Exercise materials =>
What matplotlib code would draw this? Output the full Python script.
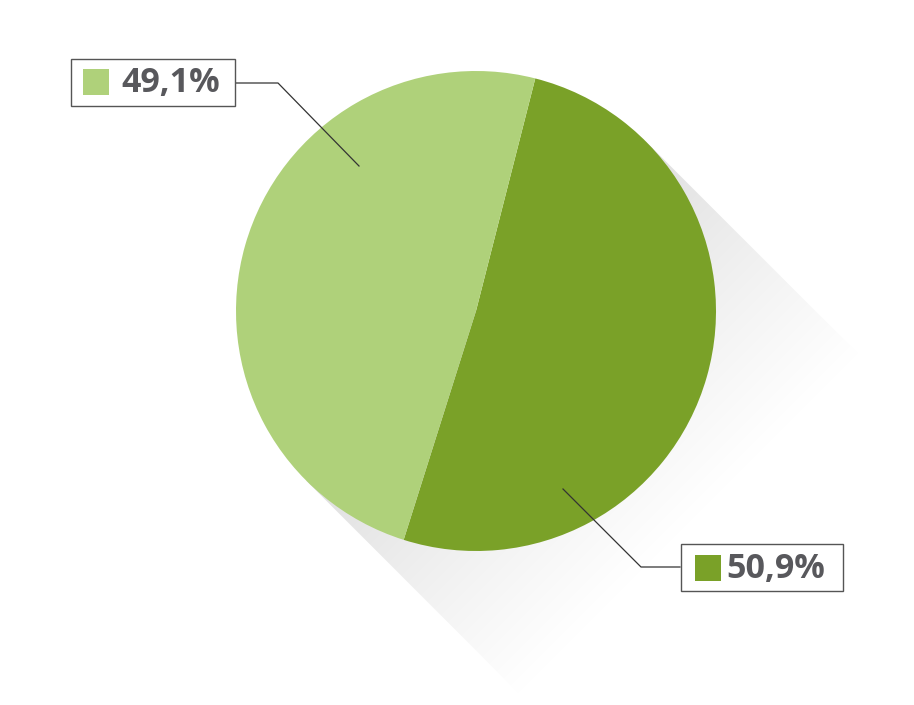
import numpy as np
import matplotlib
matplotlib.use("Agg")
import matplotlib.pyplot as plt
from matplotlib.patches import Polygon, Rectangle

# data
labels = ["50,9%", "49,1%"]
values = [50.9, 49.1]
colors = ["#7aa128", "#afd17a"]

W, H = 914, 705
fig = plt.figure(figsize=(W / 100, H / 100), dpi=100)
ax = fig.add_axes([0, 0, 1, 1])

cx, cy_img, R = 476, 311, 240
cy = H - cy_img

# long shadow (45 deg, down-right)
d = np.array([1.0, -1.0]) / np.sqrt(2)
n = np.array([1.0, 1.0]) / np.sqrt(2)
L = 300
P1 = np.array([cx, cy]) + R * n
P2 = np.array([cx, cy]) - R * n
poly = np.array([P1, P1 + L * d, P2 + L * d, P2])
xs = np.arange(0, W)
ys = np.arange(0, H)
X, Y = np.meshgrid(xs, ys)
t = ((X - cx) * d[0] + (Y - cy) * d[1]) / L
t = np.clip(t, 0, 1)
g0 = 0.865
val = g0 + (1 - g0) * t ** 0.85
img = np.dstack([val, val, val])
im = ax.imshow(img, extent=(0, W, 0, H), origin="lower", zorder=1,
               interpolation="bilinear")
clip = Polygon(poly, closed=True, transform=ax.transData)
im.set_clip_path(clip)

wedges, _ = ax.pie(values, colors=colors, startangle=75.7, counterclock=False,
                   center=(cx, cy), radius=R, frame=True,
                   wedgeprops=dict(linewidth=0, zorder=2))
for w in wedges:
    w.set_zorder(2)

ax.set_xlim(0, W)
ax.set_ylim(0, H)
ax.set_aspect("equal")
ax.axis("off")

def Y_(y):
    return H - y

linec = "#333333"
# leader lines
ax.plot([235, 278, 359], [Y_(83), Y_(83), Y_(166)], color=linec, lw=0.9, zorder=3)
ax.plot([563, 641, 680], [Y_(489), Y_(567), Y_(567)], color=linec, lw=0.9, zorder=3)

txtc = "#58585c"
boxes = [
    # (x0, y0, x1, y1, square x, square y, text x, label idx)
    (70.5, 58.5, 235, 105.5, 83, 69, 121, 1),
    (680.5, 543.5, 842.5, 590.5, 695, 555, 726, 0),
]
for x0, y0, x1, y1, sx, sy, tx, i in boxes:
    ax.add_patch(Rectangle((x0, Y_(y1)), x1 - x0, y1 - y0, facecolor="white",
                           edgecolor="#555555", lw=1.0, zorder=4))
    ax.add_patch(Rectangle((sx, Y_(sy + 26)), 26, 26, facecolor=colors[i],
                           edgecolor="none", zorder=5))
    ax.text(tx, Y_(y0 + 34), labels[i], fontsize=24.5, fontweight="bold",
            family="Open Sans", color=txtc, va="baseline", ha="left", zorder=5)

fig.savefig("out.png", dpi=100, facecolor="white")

--

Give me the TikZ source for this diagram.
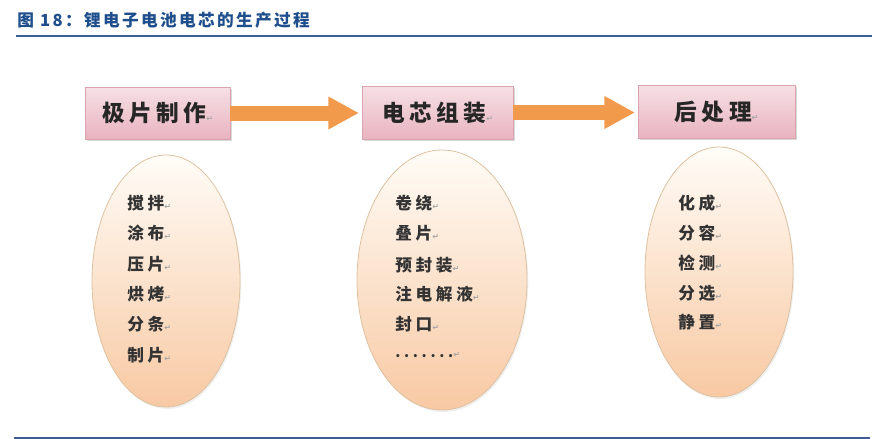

---

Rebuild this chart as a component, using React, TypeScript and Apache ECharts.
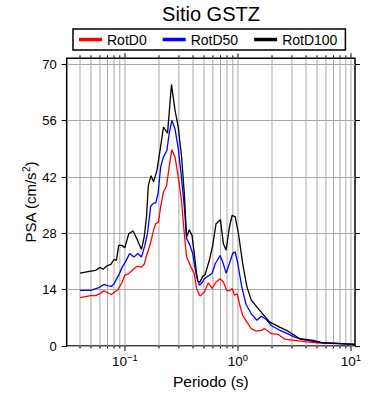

Stated task =>
Leave the pictures out, and transcribe exactly the lines above starting at the one that contains "What matplotlib code" and ending at the one that contains "cy = H - cy_img".

The result =>
What matplotlib code would draw this? Output the full Python script.
import numpy as np
import matplotlib
matplotlib.use("Agg")
import matplotlib.pyplot as plt
from matplotlib.patches import Polygon, Rectangle

# data
labels = ["50,9%", "49,1%"]
values = [50.9, 49.1]
colors = ["#7aa128", "#afd17a"]

W, H = 914, 705
fig = plt.figure(figsize=(W / 100, H / 100), dpi=100)
ax = fig.add_axes([0, 0, 1, 1])

cx, cy_img, R = 476, 311, 240
cy = H - cy_img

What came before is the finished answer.